We are told that the Government will not move to put in appropriate transitional measures, but the greater cost of not acting is that of betraying all those women, many of whom spent a lifetime in low pay—we are literally picking their pockets and further alienating people from the cosy, Westminster establishment. We are told that money for transitional arrangements cannot be found, but I suspect that if companies such as Google paid their taxes, the Government would find that they had more money in the pot. Choices, choices—politics is nothing if it is not about choices. If the Government do not act on this issue, they have no alternative but to hang their head in shame.

The WASPI campaigners are calling for a review into the way that changes to the state pension age were implemented under the Pensions Acts of 1995 and 2011. What is wrong with that? Other European Governments have brought in pension equalisation arrangements without the distress, chaos and rammy created by this Government as they try to pick women’s pockets. Why is that? It is because other European Governments have not made a Horlicks of it. This is both cock-up and incompetence writ large.

I am sick to the back teeth of hearing Government Ministers boasting of a new flat-rate pension of £155.65 a week. Apart from the fact that that is utterly irrelevant to this debate, many people who reach pension age will receive much less than that because they will not have paid enough national insurance. Those in the private sector, the low-paid and those earning less than £15,000 a year will be hit hardest, and those people are much more likely to be female than male.

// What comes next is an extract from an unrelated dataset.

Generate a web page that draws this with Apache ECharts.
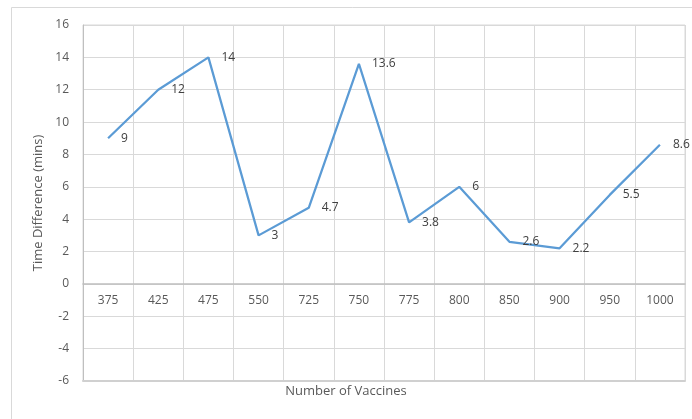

An independent commission is required to prevent further gender inequalities and ensure a fair universal pension system that looks at the looming injustices coming down the track in the form of the flat-rate pension, which will leave many low-paid people on lower pensions than they would otherwise have benefited from. So far, the Government have not listened to the WASPI campaigners or to votes taken in this House, but I urge them to do so. We require fairness and natural justice, and it is time that the Government held their head up and faced these women.